62. Don’t ask Larrey why he came to the treatment he’s using on the wounded. It’s all the right things for all the wrong reasons.
63. It’s not worth being neutral. Believe me, cities have been bombed horrendously for being neutral. If you do plan on it doing it anyways, just beat the British to it and blow up your own ships.
64. If involved in an affair with the Danish king, don’t bother cheating on him or try to run off. You may get exiled. But why should you? He pays well, and any kids with the guy will live richly.
65. Don’t speak badly of religion or the monarchy in Denmark. You may find yourself permanently exiled.
66. Don’t ask the Danish monarch about the lack of mailboxes in his kingdom. Just don’t.
67. What happens Danish officer parties stays in the Officers parties.
68. Please don't put the French and Russian Peacocks in a room. we don't need to watch that.
69. If Larrey needs something, he will tell you, no matter the time it is or what you are doing.
Napoleonic War Survival Tips for the French Army
1. Don’t refer to Marshal Murat’s uniform as “peacock wear” within earshot of him.
2. When Napoleon pulls out a map, don’t ask, “Are we lost?”
3. If your cannonball doesn’t quite reach the enemy lines, just blame the wind. Or Berthier.
4. Don’t accidentally toast “To King Louis” at an officers’ dinner. Ever.
5. Avoid playing cards with Marshal Lannes – unless you enjoy losing your entire month’s pay.
6. Foraging in enemy territory: Always ask what’s in the stew before you eat it.
7. If you’re sent to negotiate peace, don’t open with, “Our emperor said this would be easy.”
8. During winter campaigns, remember: snowballs do not replace musket balls.
9. Don’t try to outdo Napoleon in recalling historical battles. You’ll lose.
10. If Napoleon is inspecting the troops, resist the urge to ask, “Is it true you’re shorter than Murat?”
11. Never, under any circumstances, suggest that Wellington’s redcoats “don’t look so tough.”

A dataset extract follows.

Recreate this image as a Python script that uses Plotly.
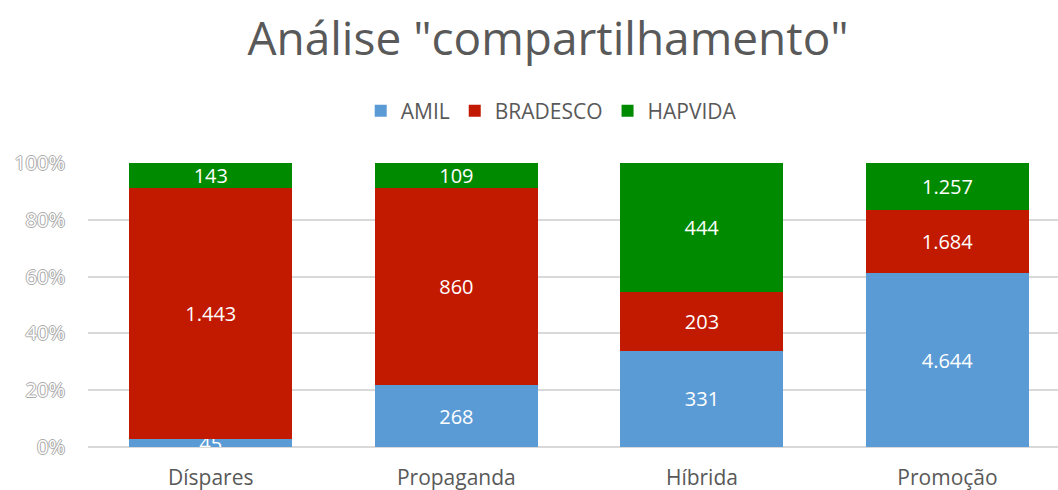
import plotly.graph_objects as go

categories = ["Díspares", "Propaganda", "Híbrida", "Promoção"]
amil = [45, 268, 331, 4644]
bradesco = [1443, 860, 203, 1684]
hapvida = [143, 109, 444, 1257]
y_ticks = [0, 20, 40, 60, 80, 100]
y_tick_labels = ["0%", "20%", "40%", "60%", "80%", "100%"]

def fmt(v):
    return f"{v:,}".replace(",", ".")

series = [("AMIL", amil, "#5B9BD5"), ("BRADESCO", bradesco, "#C21A00"), ("HAPVIDA", hapvida, "#008A00")]

FONT = "Open Sans"
fig = go.Figure()
for name, vals, col in series:
    fig.add_trace(go.Bar(
        x=categories, y=vals, name=name, marker=dict(color=col, line=dict(width=0)),
        text=[fmt(v) for v in vals], textposition="inside", insidetextanchor="middle",
        textangle=0, constraintext="none",
        textfont=dict(color="white", size=20, family=FONT),
        hoverinfo="skip",
    ))

fig.update_layout(
    barmode="stack", barnorm="percent", bargap=0.336,
    width=1058, height=490,
    margin=dict(l=88, r=0, t=163, b=43, autoexpand=False),
    paper_bgcolor="white", plot_bgcolor="white",
    title=dict(text='Análise "compartilhamento"', x=0.518, xanchor="center", xref="container",
               yref="container", y=1 - 39 / 490, yanchor="middle",
               font=dict(family=FONT, size=46, color="#595959")),
    legend=dict(orientation="h", xref="container", x=0.521, xanchor="center", yref="container",
                y=1 - 111 / 490, yanchor="middle",
                font=dict(family=FONT, size=21, color="#595959"), itemwidth=30, traceorder="normal"),
    uniformtext=dict(mode=False),
    showlegend=True,
)
fig.update_xaxes(range=[-0.5, 3.45], showgrid=False, showline=False, automargin=False,
                 ticks="outside", ticklen=12, tickcolor="rgba(0,0,0,0)",
                 tickfont=dict(family=FONT, size=21, color="#595959"))
fig.update_yaxes(range=[0, 100], tickvals=y_ticks, ticktext=y_tick_labels, automargin=False,
                 showgrid=True, gridcolor="#D9D9D9", gridwidth=1.5, zeroline=True, zerolinecolor="#D9D9D9",
                 zerolinewidth=1.5, ticks="outside", ticklen=18, tickcolor="rgba(0,0,0,0)",
                 tickfont=dict(family=FONT, size=20, color="white",
                               shadow="-1px 0 #AAAAAA, 1px 0 #AAAAAA, 0 -1px #AAAAAA, 0 1px #AAAAAA"))
fig.write_html("out.html", config={"displayModeBar": False},
               post_script="document.body.style.margin='0';document.body.style.overflow='hidden';")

12. If Marshal Ney orders a charge, just assume it’s going to last until nightfall.
13. Do not ask Marshal Davout if his nickname Iron Marshal comes from his cooking.
14. If your bayonet charge fails, remember: retreat is just “advancing in the opposite direction.”
15. If someone says “This mission is simple,” expect nothing but complications.
16. In case of defeat, remember: it’s always the Austrians’ fault. Even if they aren’t there.
17. During peace negotiations, “bombing their latrines” is not considered a formal strategy.
18. If you happen to capture a British officer, refrain from gloating by saying, “See you in Paris!”
19. When bivouacked near rivers, don’t bet on crossing without some form of disaster.
20. Finally, do not point the cannons at the Emperor’s tent, even as a joke. Especially not as a joke.